The background to this young adult verse novel is that in 1989 five teens were arrested and convicted of rape and battery in what came to be known as The Central Park Jogger case. Yusef Salaam was one of those boys, against whom there was no evidence. Punching the Air is not Yusef's autobiography but is inspired by his experience as a young artist and incarcerated black teen.
Our protagonist in this story is Amal. He's a clever kid who writes rhymes and gets into the extended art class but institutional racism is against him from the start. Ms Rinaldi teaches by making him memorise paintings and dates and when Amal queries the relevance of old white painters it becomes clear that this system doesn't cater for a boy of his background.
There has been a gentrification of the area in which Amal has grown up. He's out with his mates one night and the white boys tell the black boys to get out of their neighbourhood. An almighty fight cracks off and Amal is involved. A white boy is beaten so badly he becomes comatose and Amal is caught, tried and convicted, protesting his innocence all the way.
Amal is traumatised and this is not an easy transition for him. He's angry and humiliated and expecting everyone to be against him and of course many are. The worst of the violence and racism is alluded to but it is neatly and horrifically encapsulated in a description of a tattoo that one of the prison guards wears of a black baby with a noose around its neck.
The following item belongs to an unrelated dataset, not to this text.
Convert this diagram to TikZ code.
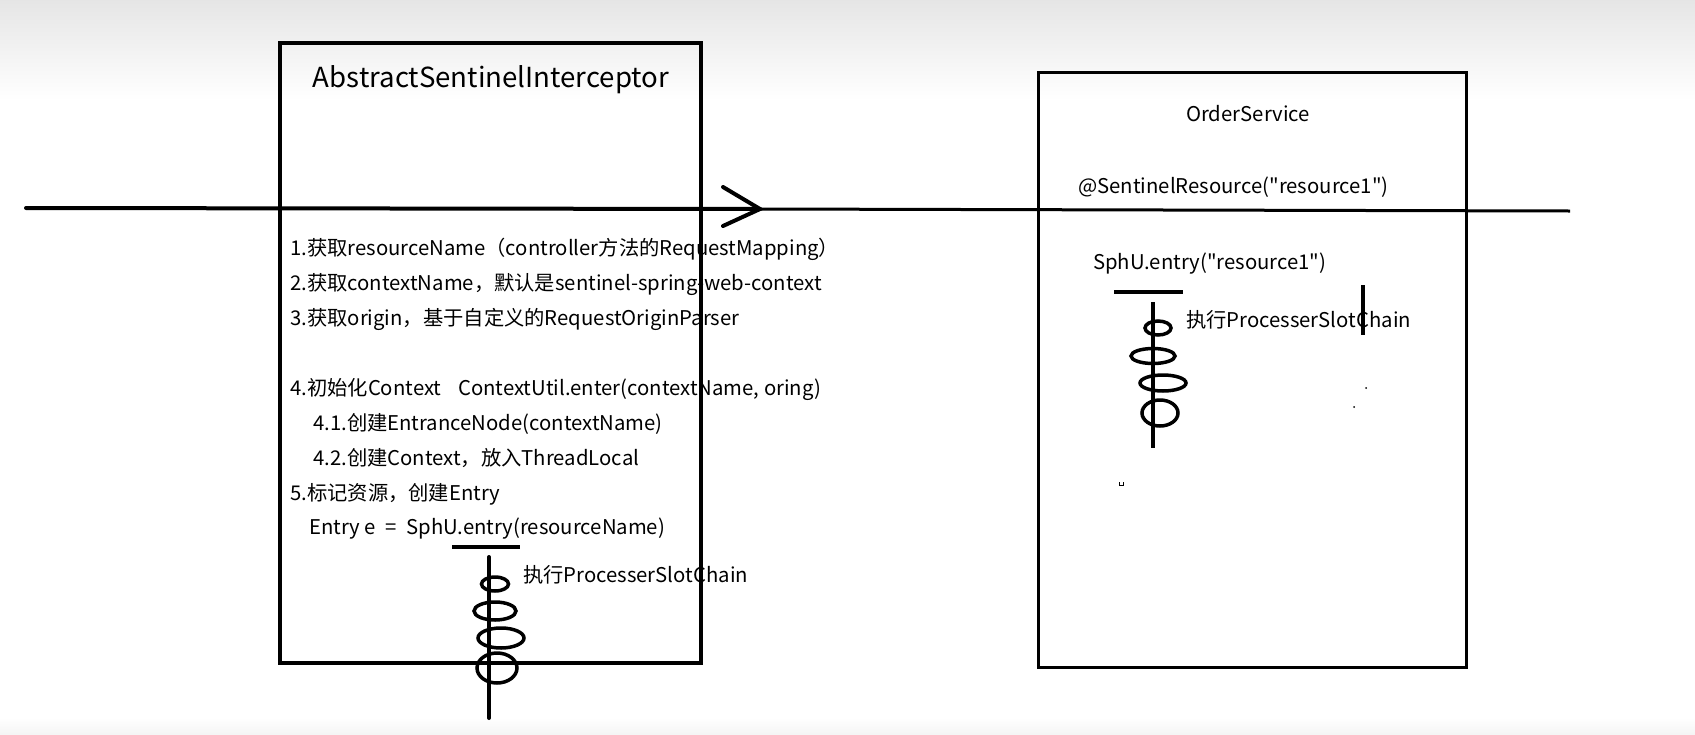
\documentclass[tikz,border=0pt]{standalone}
\usepackage{fontspec}
\setmainfont{Noto Sans CJK SC}[Ligatures=TeXOff]
\begin{document}
\begin{tikzpicture}[x=1pt,y=-1pt,
  txt/.style={anchor=base west, inner sep=0pt, font=\fontsize{20.3}{24}\selectfont},
  ctxt/.style={anchor=base, inner sep=0pt},
  frameA/.style={line width=4pt},
  frameB/.style={line width=3pt},
  flow/.style={line width=4pt, line cap=round},
  ring/.style={line width=3.5pt},
  stem/.style={line width=4pt}]
\useasboundingbox (0,0) rectangle (1695,734);
\fill[white] (0,0) rectangle (1695,734);
\shade[top color=gray!20, bottom color=white] (0,0) rectangle (1695,100);
\shade[top color=white, bottom color=gray!8] (0,718) rectangle (1695,734);

% texts of the left box
\node[ctxt, font=\fontsize{27.6}{32}\selectfont] (title) at (491,87) {AbstractSentinelInterceptor};
\node[txt] (s1) at (290,255) {1.获取resourceName（controller方法的RequestMapping）};
\node[txt] (s2) at (290,290) {2.获取contextName，默认是sentinel-spring-web-context};
\node[txt] (s3) at (290,325) {3.获取origin，基于自定义的RequestOriginParser};
\node[txt] (s4) at (290,395) {4.初始化Context\hspace{17pt}ContextUtil.enter(contextName, oring)};
\node[txt] (s41) at (313,430) {4.1.创建EntranceNode(contextName)};
\node[txt] (s42) at (313,465) {4.2.创建Context，放入ThreadLocal};
\node[txt] (s5) at (290,500) {5.标记资源，创建Entry};
\node[txt] (s6) at (309,534) {Entry e\hspace{5pt} = \hspace{5pt}SphU.entry(resourceName)};
\node[txt] (chainA) at (523,582) {执行ProcesserSlotChain};

% texts of the right box
\node[ctxt, font=\fontsize{20.3}{24}\selectfont] (order) at (1248,121) {OrderService};
\node[txt] (anno) at (1078,193) {@SentinelResource("resource1")};
\node[txt] (sph) at (1093,269) {SphU.entry("resource1")};
\node[txt] (chainB) at (1186,327) {执行ProcesserSlotChain};

% boxes
\draw[frameA] (280,43) rectangle (701,663);
\draw[frameB] (1038,72) rectangle (1466,667);

% request line with arrow
\coordinate (start) at (26,208);
\coordinate (tip) at (760,209);
\coordinate (finish) at (1570,211);
\coordinate (armU) at (723,187);
\coordinate (armD) at (723,226);
\draw[flow] (start) -- (tip);
\draw[frameB] (tip) -- (finish);
\draw[flow, line join=miter] (armU) -- (tip) -- (armD);

% left slot chain
\coordinate (barAL) at (452,547);
\coordinate (barAR) at (520,547);
\coordinate (stemAT) at (489,557);
\coordinate (stemAB) at (489,718);
\draw[stem] (barAL) -- (barAR);
\draw[stem, line cap=round] (stemAT) -- (stemAB);
\draw[ring] (495,584) ellipse [x radius=13.5pt, y radius=7pt];
\draw[ring] (495,611) ellipse [x radius=21pt, y radius=9pt];
\draw[ring] (501,638) ellipse [x radius=23pt, y radius=10pt];
\draw[ring] (497,668) ellipse [x radius=20pt, y radius=15pt];

% right slot chain
\coordinate (barBL) at (1114,292);
\coordinate (barBR) at (1183,292);
\coordinate (stemBT) at (1153,302);
\coordinate (stemBB) at (1153,448);
\draw[stem] (barBL) -- (barBR);
\draw[stem] (stemBT) -- (stemBB);
\draw[ring] (1158,328) ellipse [x radius=13pt, y radius=7pt];
\draw[ring] (1153,356) ellipse [x radius=22pt, y radius=7.5pt];
\draw[ring] (1163,383) ellipse [x radius=23pt, y radius=8pt];
\draw[ring] (1160,413) ellipse [x radius=18pt, y radius=13pt];

% stray marks
\coordinate (markT) at (1363,285);
\coordinate (markB) at (1363,335);
\draw[stem] (markT) -- (markB);
\fill (1366,388) circle (1pt);
\fill (1354,407) circle (1pt);
\draw[line width=0.8pt] (1119,482) -- (1119,485) -- (1123,485) -- (1123,482);
\end{tikzpicture}
\end{document}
There are tiny moments like this that say absolutely everything and the result is an emotional punch to the gut.
Amal comes to engage with the scant opportunities that are presented to him while incarcerated – a poetry class that gets pulled, an art initiative that gets squashed by bureaucracy – and he beautifully and subtly references Maya Angelou's Still I Rise. As his dreams are consistently brought to dust, still, he rises.